Can Words Describe God? Part 1

Post Author: Bill Pratt

Recently some of my skeptical friends who frequently comment on the blog raised a very important issue: how do we use language when talking about God?  Is God so transcendent that our words communicate nothing about him?  Is the Christian God so “other” that words completely fail us?

There seem to be three options about God-talk.

First, that it is equivocal (totally different from the way God really is).  According to theologian Norman Geisler in his Systematic Theology. Vol. 1, “Equivocal God-talk leaves us in total ignorance about God. At best, one can only feel, intuit, or sense God in some experiential way, but no human expressions can describe what it is that is being experienced.”

This option has several problems.  Geisler clarifies, “First, it is self-defeating, since it affirms with human language about God that we cannot affirm anything about God. Religious mystics certainly write books about God. In brief, any attempt to express the equivocal view about God implies that some non-equivocal language about God is possible.”  Total agnosticism about God, in other words, is self-defeating, as soon as the agnostic says anything about God.

“Second, the Bible declares that God can be described in human language. Indeed, Scripture as a whole is an attempt to inform us about God and to evoke a response from us.”  Equivocal God-talk is totally contradicted by Scripture, where the writers clearly believed they were communicating truths about God.

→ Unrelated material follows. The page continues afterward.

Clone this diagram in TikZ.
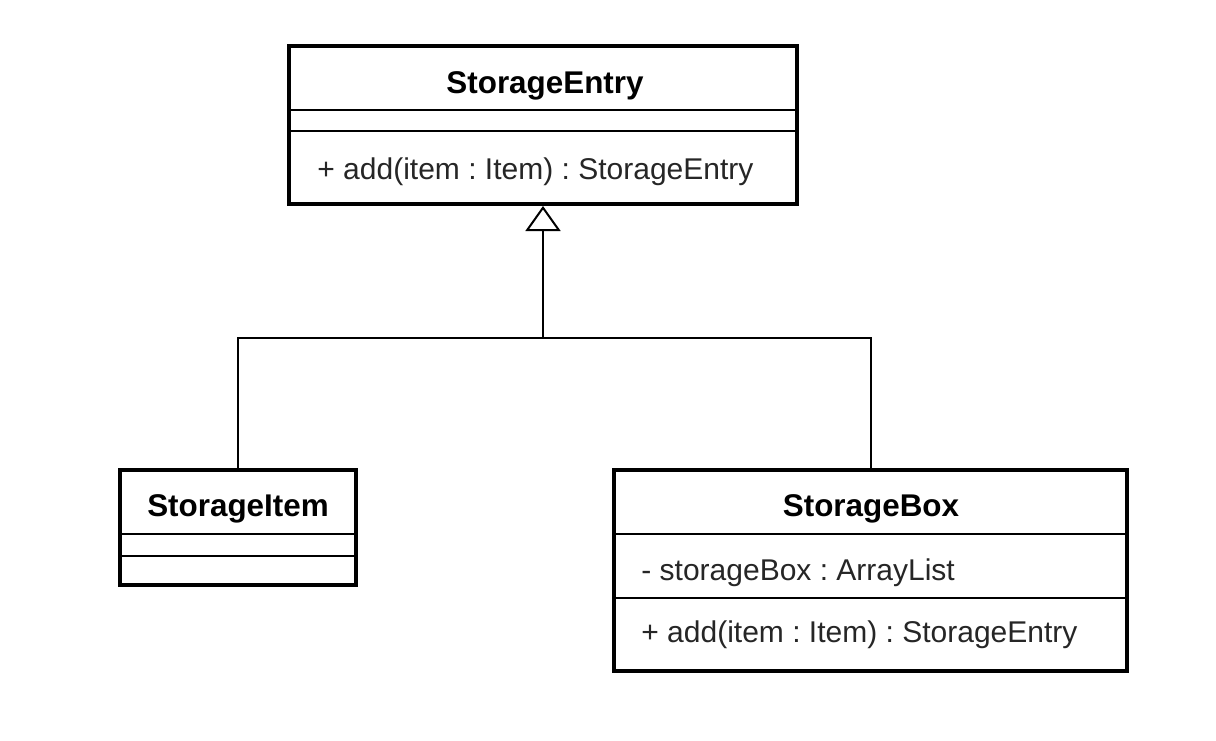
\documentclass[tikz,border=0pt]{standalone}
\usepackage{fontspec}
\setmainfont{Liberation Sans}
\usetikzlibrary{arrows.meta,positioning}

\begin{document}
\frenchspacing
\begin{tikzpicture}[x=.5pt,y=-.5pt,font=\fontsize{15pt}{18pt}\selectfont,
  cls/.style={draw,line width=2pt,inner sep=0pt},
  sep/.style={line width=.8pt},
  ttl/.style={font=\fontsize{15.7pt}{18pt}\selectfont\bfseries},
  mbr/.style={anchor=west,inner sep=0pt,text=black!85},
  gen/.style={line width=1pt,-{Triangle[open,length=12.5pt,width=17.5pt,line width=1pt]}}]
\useasboundingbox[fill=white] (0,0) rectangle (1216,740);
% classes
\node[cls,minimum width=254pt,minimum height=79pt] (entry) at (543,125) {};
\node[cls,minimum width=118pt,minimum height=57.5pt] (item) at (238,527.5) {};
\node[cls,minimum width=256.5pt,minimum height=100.5pt] (box) at (870.5,570.5) {};
% compartments
\draw[sep] (entry.west |- 0,110) -- (entry.east |- 0,110);
\draw[sep] (entry.west |- 0,131) -- (entry.east |- 0,131);
\draw[sep] (item.west |- 0,534) -- (item.east |- 0,534);
\draw[sep] (item.west |- 0,556) -- (item.east |- 0,556);
\draw[sep] (box.west |- 0,534) -- (box.east |- 0,534);
\draw[sep] (box.west |- 0,598) -- (box.east |- 0,598);
% texts
\node[ttl] (entryname) at (545,86) {StorageEntry};
\node[mbr] (entryadd) at (317,172) {+ add(item : Item) : StorageEntry};
\node[ttl] (itemname) at (238,509) {StorageItem};
\node[ttl] (boxname) at (871,509) {StorageBox};
\node[mbr] (boxattr) at (641,573) {- storageBox : ArrayList};
\node[mbr] (boxadd) at (641,635) {+ add(item : Item) : StorageEntry};
% inheritance
\coordinate (join) at (543,338);
\draw[line width=1pt] (item.north) |- (join) -| (box.north);
\draw[gen] (join) -- (entry.south);
\end{tikzpicture}
\end{document}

“Third, there is a continual and consistent tradition in orthodox theology from the earliest centuries to the present that assumes human language can express truth about the transcendent God. This is manifest in the great confessions, creeds, and councils of the Christian church, to say nothing of all the theological treatises of the great Fathers of the church from the second century to the present.”  The history of the church demonstrates that even the earliest believers thought they could use language to talk about God.

For these reasons, equivocal God-talk must be rejected.

The second option for God-talk is that it is univocal (totally the same as God really is).  This view claims that the words we use can be applied directly to God, in the same exact way we would apply those words to finite creatures, such as human beings.

This option also has problems.  Geisler explains, “First, how can our understanding of God be entirely the same as God’s (i.e., univocal)? Our understanding and expressions are finite, and God’s are infinite, and there is an infinite gulf between finite and infinite. As transcendent, God is not only beyond our limited understanding, but He is also beyond our finite expressions.”  Because God’s nature is understood to be infinite in being, we cannot use finite language to capture exactly who God is.

“Second, the Bible makes it clear that God is far above our thoughts and words. As the prophet Isaiah aptly put it, “’For my thoughts are not your thoughts, neither are your ways my ways,’ ” declares the LORD. “’As the heavens are higher than the earth, so are my ways higher than your ways and my thoughts than your thoughts’ ” (Isa. 55:8–9). For a mortal human being to know as God knows, he would have to be God, since only God knows infinitely.”

For these reasons, univocal God-talk must be rejected.

That brings us to the third option, that God-talk is analogous (similar to the way God really is).  This seems to be the only alternative if we are to avoid self-defeating skepticism (equivocal God-talk) on the one hand, and avoid lowering God to the level of finite beings (univocal God-talk) on the other hand.